◆ GOAL ◆
The lines to extract run from the first line of the material below to the line containing "const yTicks = [0, 5, 10, 15, 20, 25, 30, 35];", both included; leave the pictures behind.
— start —
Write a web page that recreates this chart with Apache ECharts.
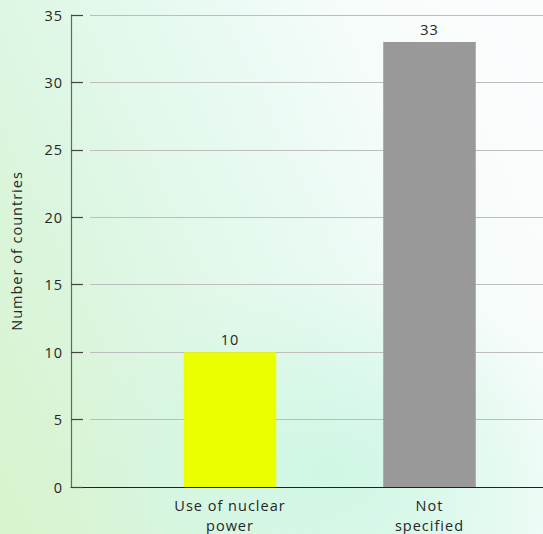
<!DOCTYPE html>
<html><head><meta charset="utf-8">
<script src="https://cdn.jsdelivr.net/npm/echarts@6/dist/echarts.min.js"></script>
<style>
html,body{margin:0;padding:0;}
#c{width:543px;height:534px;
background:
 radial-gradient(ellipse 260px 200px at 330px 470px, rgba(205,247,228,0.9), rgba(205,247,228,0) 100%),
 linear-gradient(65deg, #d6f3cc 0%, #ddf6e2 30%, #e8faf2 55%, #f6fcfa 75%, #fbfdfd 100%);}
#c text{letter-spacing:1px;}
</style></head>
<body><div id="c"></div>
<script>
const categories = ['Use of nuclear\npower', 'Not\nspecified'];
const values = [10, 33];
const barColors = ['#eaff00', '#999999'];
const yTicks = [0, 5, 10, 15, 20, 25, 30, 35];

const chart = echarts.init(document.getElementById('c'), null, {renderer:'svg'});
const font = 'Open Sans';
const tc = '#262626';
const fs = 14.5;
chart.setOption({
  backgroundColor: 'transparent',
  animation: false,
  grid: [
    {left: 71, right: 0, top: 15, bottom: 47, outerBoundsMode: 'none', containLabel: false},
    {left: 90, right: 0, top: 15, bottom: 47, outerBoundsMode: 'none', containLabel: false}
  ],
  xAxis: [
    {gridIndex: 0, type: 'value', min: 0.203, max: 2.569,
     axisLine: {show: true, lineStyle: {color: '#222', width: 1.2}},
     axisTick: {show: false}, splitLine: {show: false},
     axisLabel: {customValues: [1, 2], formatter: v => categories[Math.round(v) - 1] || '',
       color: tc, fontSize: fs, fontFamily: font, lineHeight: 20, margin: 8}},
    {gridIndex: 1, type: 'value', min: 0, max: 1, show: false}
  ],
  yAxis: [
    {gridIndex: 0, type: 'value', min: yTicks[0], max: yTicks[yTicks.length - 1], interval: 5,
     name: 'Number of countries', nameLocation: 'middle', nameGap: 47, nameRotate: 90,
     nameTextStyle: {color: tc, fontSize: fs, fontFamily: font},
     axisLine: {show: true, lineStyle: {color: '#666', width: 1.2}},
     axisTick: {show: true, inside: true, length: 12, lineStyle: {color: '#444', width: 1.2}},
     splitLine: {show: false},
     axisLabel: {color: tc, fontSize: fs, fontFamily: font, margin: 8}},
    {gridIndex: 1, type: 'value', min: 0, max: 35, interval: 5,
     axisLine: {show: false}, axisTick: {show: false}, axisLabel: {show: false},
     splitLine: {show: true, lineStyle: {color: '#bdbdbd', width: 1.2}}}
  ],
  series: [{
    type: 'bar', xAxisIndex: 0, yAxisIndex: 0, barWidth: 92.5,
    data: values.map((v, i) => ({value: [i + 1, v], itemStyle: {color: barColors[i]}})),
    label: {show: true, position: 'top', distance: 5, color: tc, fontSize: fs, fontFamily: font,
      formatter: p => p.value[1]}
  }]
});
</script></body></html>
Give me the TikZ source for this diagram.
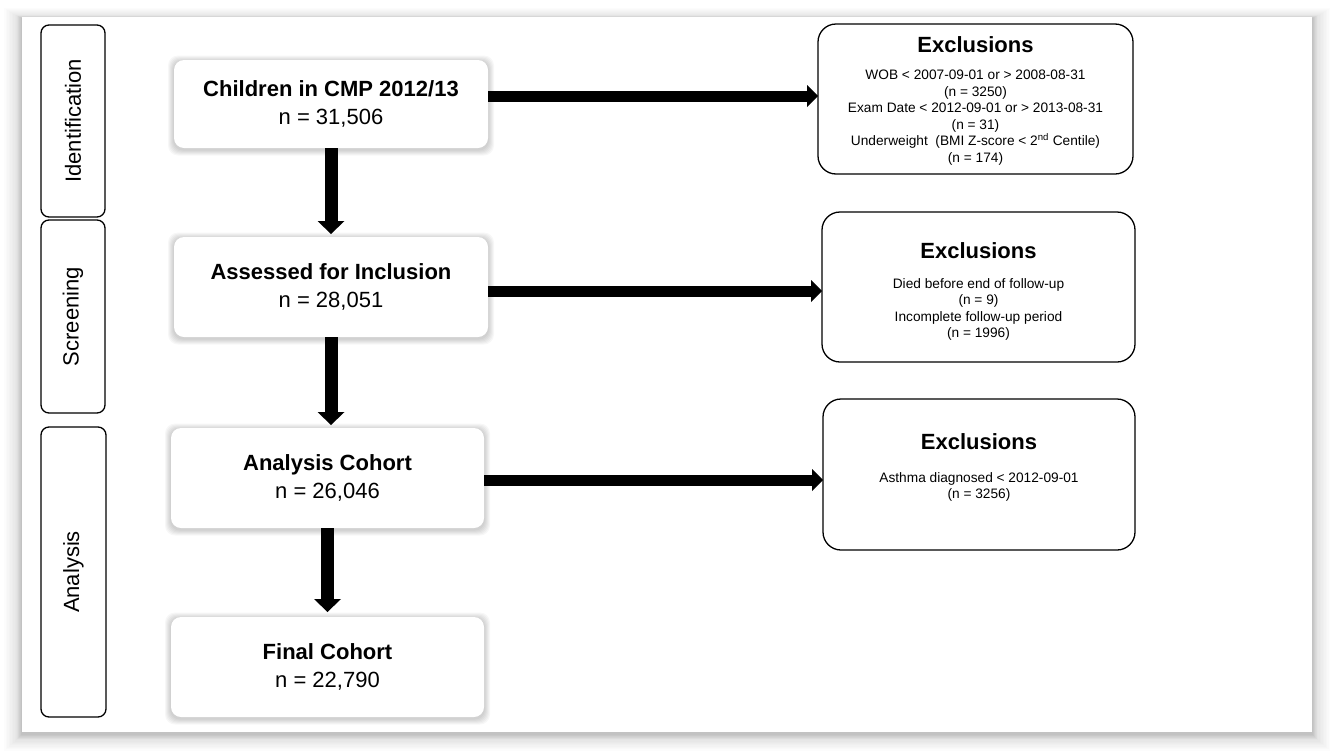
— end —
◆ FINISHED EXERCISE ◆
Write a web page that recreates this chart with Apache ECharts.
<!DOCTYPE html>
<html><head><meta charset="utf-8">
<script src="https://cdn.jsdelivr.net/npm/echarts@6/dist/echarts.min.js"></script>
<style>
html,body{margin:0;padding:0;}
#c{width:543px;height:534px;
background:
 radial-gradient(ellipse 260px 200px at 330px 470px, rgba(205,247,228,0.9), rgba(205,247,228,0) 100%),
 linear-gradient(65deg, #d6f3cc 0%, #ddf6e2 30%, #e8faf2 55%, #f6fcfa 75%, #fbfdfd 100%);}
#c text{letter-spacing:1px;}
</style></head>
<body><div id="c"></div>
<script>
const categories = ['Use of nuclear\npower', 'Not\nspecified'];
const values = [10, 33];
const barColors = ['#eaff00', '#999999'];
const yTicks = [0, 5, 10, 15, 20, 25, 30, 35];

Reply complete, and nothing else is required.